> **EXERCISE PROMPT**
Reproduce all the material exactly, minus any pictures it holds.

════════

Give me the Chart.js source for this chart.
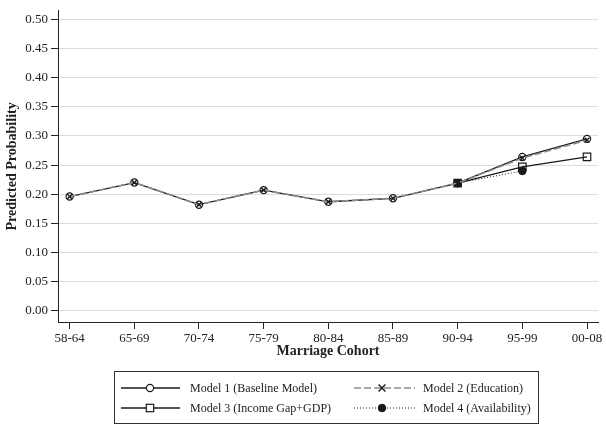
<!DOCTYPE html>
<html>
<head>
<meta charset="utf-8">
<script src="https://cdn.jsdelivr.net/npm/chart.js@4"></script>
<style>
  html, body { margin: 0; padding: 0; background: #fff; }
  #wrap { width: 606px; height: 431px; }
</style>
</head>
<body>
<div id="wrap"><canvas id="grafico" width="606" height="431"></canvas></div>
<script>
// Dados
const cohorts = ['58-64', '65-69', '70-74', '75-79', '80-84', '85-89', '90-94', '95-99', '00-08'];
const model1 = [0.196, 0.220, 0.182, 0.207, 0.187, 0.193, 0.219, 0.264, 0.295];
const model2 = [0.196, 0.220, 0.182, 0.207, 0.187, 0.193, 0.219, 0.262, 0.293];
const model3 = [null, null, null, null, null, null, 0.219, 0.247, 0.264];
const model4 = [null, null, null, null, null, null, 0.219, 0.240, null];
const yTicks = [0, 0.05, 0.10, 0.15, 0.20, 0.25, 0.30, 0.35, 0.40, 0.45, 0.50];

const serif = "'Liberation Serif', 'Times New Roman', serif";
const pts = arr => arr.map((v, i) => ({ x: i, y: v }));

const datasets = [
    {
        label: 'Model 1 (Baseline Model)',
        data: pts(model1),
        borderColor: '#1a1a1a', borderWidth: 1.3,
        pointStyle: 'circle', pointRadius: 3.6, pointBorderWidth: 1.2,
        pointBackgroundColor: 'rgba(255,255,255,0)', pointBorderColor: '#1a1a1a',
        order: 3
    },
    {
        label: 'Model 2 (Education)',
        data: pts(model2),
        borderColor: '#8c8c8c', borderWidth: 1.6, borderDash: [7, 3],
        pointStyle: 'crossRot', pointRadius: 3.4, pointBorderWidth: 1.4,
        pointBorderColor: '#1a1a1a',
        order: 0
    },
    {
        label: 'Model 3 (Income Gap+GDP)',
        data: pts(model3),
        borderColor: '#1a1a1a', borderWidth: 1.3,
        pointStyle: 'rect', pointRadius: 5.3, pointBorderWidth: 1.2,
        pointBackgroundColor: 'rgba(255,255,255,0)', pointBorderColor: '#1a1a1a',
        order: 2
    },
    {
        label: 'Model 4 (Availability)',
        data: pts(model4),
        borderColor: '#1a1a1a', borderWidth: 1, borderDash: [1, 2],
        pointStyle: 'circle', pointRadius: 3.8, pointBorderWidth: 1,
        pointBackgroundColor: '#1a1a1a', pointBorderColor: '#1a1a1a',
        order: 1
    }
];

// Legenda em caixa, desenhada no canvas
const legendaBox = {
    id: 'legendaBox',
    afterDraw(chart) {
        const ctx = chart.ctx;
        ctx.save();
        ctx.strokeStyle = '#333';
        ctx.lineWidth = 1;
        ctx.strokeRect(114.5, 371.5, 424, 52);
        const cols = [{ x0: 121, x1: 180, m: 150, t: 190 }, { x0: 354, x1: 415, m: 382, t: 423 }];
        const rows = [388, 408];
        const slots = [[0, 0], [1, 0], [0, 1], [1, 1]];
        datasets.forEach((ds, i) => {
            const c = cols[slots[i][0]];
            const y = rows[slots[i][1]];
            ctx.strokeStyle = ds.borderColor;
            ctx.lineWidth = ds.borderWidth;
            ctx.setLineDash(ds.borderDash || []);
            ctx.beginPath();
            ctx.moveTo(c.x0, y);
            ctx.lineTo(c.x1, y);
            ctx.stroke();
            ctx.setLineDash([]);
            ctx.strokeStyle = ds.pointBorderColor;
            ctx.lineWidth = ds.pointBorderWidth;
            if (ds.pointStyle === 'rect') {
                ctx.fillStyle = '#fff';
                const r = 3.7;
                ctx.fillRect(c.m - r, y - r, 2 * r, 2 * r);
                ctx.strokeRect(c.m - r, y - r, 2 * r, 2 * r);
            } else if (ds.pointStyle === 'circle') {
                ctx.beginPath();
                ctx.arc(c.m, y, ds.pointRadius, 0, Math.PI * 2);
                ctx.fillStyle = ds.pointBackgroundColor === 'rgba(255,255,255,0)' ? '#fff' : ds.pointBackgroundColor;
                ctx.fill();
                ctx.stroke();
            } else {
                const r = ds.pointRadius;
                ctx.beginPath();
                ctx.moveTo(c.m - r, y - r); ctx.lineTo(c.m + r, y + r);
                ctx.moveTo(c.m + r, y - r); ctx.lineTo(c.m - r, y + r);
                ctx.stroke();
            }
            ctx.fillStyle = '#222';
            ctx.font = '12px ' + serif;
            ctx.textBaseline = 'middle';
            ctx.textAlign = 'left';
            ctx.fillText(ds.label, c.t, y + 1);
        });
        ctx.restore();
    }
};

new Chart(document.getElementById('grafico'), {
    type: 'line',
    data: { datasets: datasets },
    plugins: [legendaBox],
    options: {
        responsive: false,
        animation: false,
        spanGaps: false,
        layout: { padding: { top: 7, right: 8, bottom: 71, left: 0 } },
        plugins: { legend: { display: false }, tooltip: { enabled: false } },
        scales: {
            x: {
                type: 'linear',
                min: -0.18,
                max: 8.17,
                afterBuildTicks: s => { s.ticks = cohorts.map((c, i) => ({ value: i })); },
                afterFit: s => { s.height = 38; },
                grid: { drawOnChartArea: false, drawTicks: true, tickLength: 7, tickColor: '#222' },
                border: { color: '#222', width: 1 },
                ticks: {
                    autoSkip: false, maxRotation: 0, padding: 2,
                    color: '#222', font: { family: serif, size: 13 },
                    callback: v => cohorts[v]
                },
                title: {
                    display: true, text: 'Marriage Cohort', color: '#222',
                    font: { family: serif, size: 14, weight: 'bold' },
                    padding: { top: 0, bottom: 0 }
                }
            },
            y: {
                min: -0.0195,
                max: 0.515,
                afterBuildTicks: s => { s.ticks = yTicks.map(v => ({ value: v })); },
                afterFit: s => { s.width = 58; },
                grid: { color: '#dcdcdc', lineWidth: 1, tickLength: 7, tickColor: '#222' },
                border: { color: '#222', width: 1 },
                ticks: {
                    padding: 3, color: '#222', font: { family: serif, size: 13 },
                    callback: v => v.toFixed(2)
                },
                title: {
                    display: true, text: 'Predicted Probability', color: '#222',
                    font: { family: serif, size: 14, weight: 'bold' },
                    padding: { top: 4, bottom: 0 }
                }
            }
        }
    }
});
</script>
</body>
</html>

════════

> **RESULT**
Give me the Chart.js source for this chart.
<!DOCTYPE html>
<html>
<head>
<meta charset="utf-8">
<script src="https://cdn.jsdelivr.net/npm/chart.js@4"></script>
<style>
  html, body { margin: 0; padding: 0; background: #fff; }
  #wrap { width: 606px; height: 431px; }
</style>
</head>
<body>
<div id="wrap"><canvas id="grafico" width="606" height="431"></canvas></div>
<script>
// Dados
const cohorts = ['58-64', '65-69', '70-74', '75-79', '80-84', '85-89', '90-94', '95-99', '00-08'];
const model1 = [0.196, 0.220, 0.182, 0.207, 0.187, 0.193, 0.219, 0.264, 0.295];
const model2 = [0.196, 0.220, 0.182, 0.207, 0.187, 0.193, 0.219, 0.262, 0.293];
const model3 = [null, null, null, null, null, null, 0.219, 0.247, 0.264];
const model4 = [null, null, null, null, null, null, 0.219, 0.240, null];
const yTicks = [0, 0.05, 0.10, 0.15, 0.20, 0.25, 0.30, 0.35, 0.40, 0.45, 0.50];

const serif = "'Liberation Serif', 'Times New Roman', serif";
const pts = arr => arr.map((v, i) => ({ x: i, y: v }));

const datasets = [
    {
        label: 'Model 1 (Baseline Model)',
        data: pts(model1),
        borderColor: '#1a1a1a', borderWidth: 1.3,
        pointStyle: 'circle', pointRadius: 3.6, pointBorderWidth: 1.2,
        pointBackgroundColor: 'rgba(255,255,255,0)', pointBorderColor: '#1a1a1a',
        order: 3
    },
    {
        label: 'Model 2 (Education)',
        data: pts(model2),
        borderColor: '#8c8c8c', borderWidth: 1.6, borderDash: [7, 3],
        pointStyle: 'crossRot', pointRadius: 3.4, pointBorderWidth: 1.4,
        pointBorderColor: '#1a1a1a',
        order: 0
    },
    {
        label: 'Model 3 (Income Gap+GDP)',
        data: pts(model3),
        borderColor: '#1a1a1a', borderWidth: 1.3,
        pointStyle: 'rect', pointRadius: 5.3, pointBorderWidth: 1.2,
        pointBackgroundColor: 'rgba(255,255,255,0)', pointBorderColor: '#1a1a1a',
        order: 2
    },
    {
        label: 'Model 4 (Availability)',
        data: pts(model4),
        borderColor: '#1a1a1a', borderWidth: 1, borderDash: [1, 2],
        pointStyle: 'circle', pointRadius: 3.8, pointBorderWidth: 1,
        pointBackgroundColor: '#1a1a1a', pointBorderColor: '#1a1a1a',
        order: 1
    }
];

// Legenda em caixa, desenhada no canvas
const legendaBox = {
    id: 'legendaBox',
    afterDraw(chart) {
        const ctx = chart.ctx;
        ctx.save();
        ctx.strokeStyle = '#333';
        ctx.lineWidth = 1;
        ctx.strokeRect(114.5, 371.5, 424, 52);
        const cols = [{ x0: 121, x1: 180, m: 150, t: 190 }, { x0: 354, x1: 415, m: 382, t: 423 }];
        const rows = [388, 408];
        const slots = [[0, 0], [1, 0], [0, 1], [1, 1]];
        datasets.forEach((ds, i) => {
            const c = cols[slots[i][0]];
            const y = rows[slots[i][1]];
            ctx.strokeStyle = ds.borderColor;
            ctx.lineWidth = ds.borderWidth;
            ctx.setLineDash(ds.borderDash || []);
            ctx.beginPath();
            ctx.moveTo(c.x0, y);
            ctx.lineTo(c.x1, y);
            ctx.stroke();
            ctx.setLineDash([]);
            ctx.strokeStyle = ds.pointBorderColor;
            ctx.lineWidth = ds.pointBorderWidth;
            if (ds.pointStyle === 'rect') {
                ctx.fillStyle = '#fff';
                const r = 3.7;
                ctx.fillRect(c.m - r, y - r, 2 * r, 2 * r);
                ctx.strokeRect(c.m - r, y - r, 2 * r, 2 * r);
            } else if (ds.pointStyle === 'circle') {
                ctx.beginPath();
                ctx.arc(c.m, y, ds.pointRadius, 0, Math.PI * 2);
                ctx.fillStyle = ds.pointBackgroundColor === 'rgba(255,255,255,0)' ? '#fff' : ds.pointBackgroundColor;
                ctx.fill();
                ctx.stroke();
            } else {
                const r = ds.pointRadius;
                ctx.beginPath();
                ctx.moveTo(c.m - r, y - r); ctx.lineTo(c.m + r, y + r);
                ctx.moveTo(c.m + r, y - r); ctx.lineTo(c.m - r, y + r);
                ctx.stroke();
            }
            ctx.fillStyle = '#222';
            ctx.font = '12px ' + serif;
            ctx.textBaseline = 'middle';
            ctx.textAlign = 'left';
            ctx.fillText(ds.label, c.t, y + 1);
        });
        ctx.restore();
    }
};

new Chart(document.getElementById('grafico'), {
    type: 'line',
    data: { datasets: datasets },
    plugins: [legendaBox],
    options: {
        responsive: false,
        animation: false,
        spanGaps: false,
        layout: { padding: { top: 7, right: 8, bottom: 71, left: 0 } },
        plugins: { legend: { display: false }, tooltip: { enabled: false } },
        scales: {
            x: {
                type: 'linear',
                min: -0.18,
                max: 8.17,
                afterBuildTicks: s => { s.ticks = cohorts.map((c, i) => ({ value: i })); },
                afterFit: s => { s.height = 38; },
                grid: { drawOnChartArea: false, drawTicks: true, tickLength: 7, tickColor: '#222' },
                border: { color: '#222', width: 1 },
                ticks: {
                    autoSkip: false, maxRotation: 0, padding: 2,
                    color: '#222', font: { family: serif, size: 13 },
                    callback: v => cohorts[v]
                },
                title: {
                    display: true, text: 'Marriage Cohort', color: '#222',
                    font: { family: serif, size: 14, weight: 'bold' },
                    padding: { top: 0, bottom: 0 }
                }
            },
            y: {
                min: -0.0195,
                max: 0.515,
                afterBuildTicks: s => { s.ticks = yTicks.map(v => ({ value: v })); },
                afterFit: s => { s.width = 58; },
                grid: { color: '#dcdcdc', lineWidth: 1, tickLength: 7, tickColor: '#222' },
                border: { color: '#222', width: 1 },
                ticks: {
                    padding: 3, color: '#222', font: { family: serif, size: 13 },
                    callback: v => v.toFixed(2)
                },
                title: {
                    display: true, text: 'Predicted Probability', color: '#222',
                    font: { family: serif, size: 14, weight: 'bold' },
                    padding: { top: 4, bottom: 0 }
                }
            }
        }
    }
});
</script>
</body>
</html>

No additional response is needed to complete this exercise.